Exercise details » Wherever a line holds the string "this", copy that line.

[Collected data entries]
......
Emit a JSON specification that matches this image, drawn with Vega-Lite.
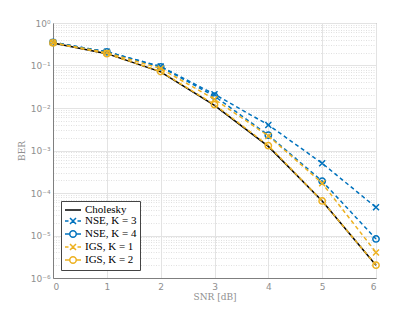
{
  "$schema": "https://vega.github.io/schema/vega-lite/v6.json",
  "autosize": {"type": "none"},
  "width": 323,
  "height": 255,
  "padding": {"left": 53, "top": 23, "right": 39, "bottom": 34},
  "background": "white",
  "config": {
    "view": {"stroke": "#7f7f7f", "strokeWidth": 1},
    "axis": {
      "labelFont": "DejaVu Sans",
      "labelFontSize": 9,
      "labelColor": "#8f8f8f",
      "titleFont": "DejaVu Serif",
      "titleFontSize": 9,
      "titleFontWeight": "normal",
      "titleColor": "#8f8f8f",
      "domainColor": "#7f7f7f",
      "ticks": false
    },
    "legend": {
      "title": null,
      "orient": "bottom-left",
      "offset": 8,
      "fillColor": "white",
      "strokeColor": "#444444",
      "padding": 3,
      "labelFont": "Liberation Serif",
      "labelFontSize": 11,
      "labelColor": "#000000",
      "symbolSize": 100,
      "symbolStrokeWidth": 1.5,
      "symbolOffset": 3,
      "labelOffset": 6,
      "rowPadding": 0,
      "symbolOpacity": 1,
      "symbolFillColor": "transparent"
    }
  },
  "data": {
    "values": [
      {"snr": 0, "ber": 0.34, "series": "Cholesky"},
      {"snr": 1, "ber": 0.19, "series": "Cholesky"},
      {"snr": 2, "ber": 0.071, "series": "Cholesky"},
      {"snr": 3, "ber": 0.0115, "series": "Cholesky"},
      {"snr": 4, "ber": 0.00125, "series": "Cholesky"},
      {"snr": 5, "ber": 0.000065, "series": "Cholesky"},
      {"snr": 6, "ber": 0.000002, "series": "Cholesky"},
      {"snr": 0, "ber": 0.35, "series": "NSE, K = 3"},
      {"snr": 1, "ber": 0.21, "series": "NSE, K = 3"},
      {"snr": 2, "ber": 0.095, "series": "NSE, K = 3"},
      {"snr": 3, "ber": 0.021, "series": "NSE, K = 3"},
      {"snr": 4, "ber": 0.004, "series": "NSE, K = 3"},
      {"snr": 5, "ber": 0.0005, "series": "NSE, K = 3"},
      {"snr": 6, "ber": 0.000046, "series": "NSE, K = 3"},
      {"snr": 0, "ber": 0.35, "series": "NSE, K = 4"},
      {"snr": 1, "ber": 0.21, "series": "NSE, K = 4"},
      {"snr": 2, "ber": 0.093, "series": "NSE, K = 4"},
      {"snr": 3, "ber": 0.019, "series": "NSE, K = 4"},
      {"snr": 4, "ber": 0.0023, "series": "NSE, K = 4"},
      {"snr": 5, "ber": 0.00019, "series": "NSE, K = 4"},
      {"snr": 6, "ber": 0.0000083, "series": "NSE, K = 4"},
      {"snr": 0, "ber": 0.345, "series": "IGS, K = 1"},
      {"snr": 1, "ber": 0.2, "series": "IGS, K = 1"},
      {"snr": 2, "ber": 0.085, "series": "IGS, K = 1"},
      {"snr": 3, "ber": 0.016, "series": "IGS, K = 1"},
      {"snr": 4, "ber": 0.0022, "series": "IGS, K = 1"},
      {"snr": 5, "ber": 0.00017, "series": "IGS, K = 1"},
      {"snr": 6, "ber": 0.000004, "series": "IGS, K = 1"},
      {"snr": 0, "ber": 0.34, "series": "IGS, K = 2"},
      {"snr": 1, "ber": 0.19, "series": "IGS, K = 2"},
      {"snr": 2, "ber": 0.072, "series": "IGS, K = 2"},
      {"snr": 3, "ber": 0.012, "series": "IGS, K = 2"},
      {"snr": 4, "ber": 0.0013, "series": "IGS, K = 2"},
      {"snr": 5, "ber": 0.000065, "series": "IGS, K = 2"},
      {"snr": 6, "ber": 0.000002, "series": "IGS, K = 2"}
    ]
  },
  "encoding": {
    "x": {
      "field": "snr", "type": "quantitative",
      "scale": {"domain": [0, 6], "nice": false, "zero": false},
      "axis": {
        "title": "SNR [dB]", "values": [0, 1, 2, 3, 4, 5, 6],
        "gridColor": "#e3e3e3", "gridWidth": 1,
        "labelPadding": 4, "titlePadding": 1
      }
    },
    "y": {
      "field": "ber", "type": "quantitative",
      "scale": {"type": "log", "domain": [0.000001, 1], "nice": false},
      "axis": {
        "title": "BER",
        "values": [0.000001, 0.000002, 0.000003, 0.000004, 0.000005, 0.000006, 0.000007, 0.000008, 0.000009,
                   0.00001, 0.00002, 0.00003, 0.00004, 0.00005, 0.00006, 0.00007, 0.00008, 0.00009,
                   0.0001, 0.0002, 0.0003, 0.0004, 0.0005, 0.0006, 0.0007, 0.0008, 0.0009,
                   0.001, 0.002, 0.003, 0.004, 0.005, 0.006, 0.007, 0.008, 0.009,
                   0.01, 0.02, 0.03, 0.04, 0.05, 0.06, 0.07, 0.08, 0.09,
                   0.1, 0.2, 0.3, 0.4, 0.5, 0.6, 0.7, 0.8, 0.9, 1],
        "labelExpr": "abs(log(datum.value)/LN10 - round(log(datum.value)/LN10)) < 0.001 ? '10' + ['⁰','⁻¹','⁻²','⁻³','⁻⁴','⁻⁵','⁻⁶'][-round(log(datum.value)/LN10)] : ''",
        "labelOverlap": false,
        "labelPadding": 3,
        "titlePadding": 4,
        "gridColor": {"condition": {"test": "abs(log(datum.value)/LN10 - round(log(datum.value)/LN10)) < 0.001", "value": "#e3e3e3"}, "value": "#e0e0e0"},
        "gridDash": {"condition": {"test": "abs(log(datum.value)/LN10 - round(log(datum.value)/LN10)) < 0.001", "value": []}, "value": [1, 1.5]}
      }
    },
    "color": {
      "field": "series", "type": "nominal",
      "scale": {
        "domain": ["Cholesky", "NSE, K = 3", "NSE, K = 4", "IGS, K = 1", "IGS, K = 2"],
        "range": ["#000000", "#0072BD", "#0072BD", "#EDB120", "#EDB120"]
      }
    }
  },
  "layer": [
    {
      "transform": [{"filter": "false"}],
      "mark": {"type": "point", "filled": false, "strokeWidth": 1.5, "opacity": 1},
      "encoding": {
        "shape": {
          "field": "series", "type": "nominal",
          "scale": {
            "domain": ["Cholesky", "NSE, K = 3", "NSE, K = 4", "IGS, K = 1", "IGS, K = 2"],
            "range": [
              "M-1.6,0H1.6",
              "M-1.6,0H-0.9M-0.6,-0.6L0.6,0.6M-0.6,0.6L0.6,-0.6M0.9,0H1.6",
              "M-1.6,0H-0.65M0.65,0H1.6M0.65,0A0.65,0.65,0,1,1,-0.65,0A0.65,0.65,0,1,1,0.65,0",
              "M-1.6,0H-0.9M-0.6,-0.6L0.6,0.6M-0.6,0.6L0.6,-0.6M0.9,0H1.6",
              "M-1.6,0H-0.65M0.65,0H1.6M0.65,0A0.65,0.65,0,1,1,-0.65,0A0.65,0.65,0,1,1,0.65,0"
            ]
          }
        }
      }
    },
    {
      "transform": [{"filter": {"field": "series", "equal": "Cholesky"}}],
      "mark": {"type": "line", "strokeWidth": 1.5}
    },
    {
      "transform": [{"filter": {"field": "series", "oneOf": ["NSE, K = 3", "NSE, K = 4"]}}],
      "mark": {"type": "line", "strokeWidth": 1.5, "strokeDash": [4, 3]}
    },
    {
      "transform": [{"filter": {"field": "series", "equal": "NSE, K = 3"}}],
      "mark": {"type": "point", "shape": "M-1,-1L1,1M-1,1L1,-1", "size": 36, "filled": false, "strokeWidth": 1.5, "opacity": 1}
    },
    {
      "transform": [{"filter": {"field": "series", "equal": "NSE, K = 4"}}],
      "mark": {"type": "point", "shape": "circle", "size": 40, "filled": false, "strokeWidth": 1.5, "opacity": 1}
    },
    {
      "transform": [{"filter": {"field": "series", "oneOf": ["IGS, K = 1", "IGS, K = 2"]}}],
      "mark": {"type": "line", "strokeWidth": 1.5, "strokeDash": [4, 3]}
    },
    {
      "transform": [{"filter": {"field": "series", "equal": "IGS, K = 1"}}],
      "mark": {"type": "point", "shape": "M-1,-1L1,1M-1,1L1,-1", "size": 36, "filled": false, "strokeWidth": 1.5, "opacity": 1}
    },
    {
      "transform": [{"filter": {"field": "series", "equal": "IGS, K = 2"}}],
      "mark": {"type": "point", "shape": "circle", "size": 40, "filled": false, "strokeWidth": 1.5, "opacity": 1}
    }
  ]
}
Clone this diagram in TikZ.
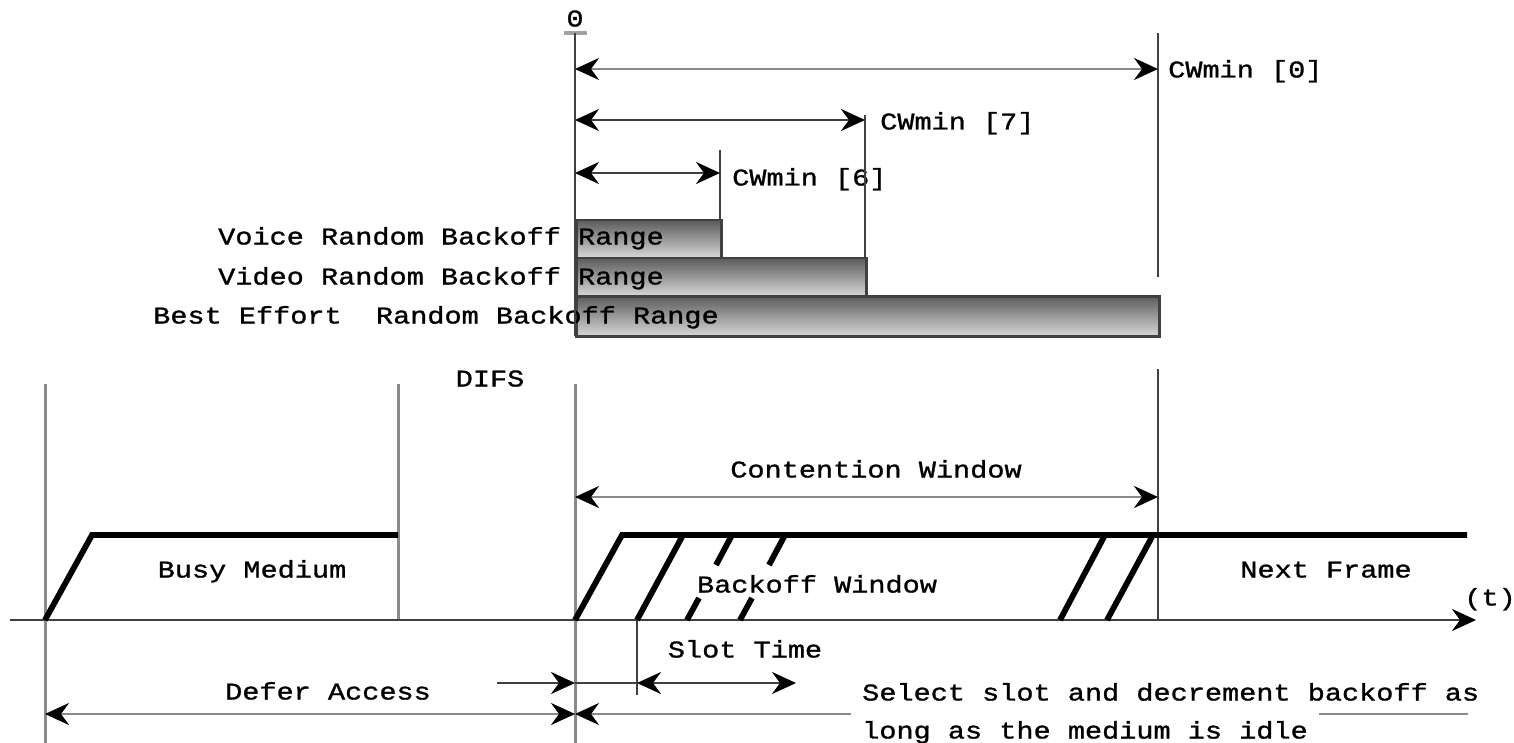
......
Exercise output »
Emit a JSON specification that matches this image, drawn with Vega-Lite.
Clone this diagram in TikZ.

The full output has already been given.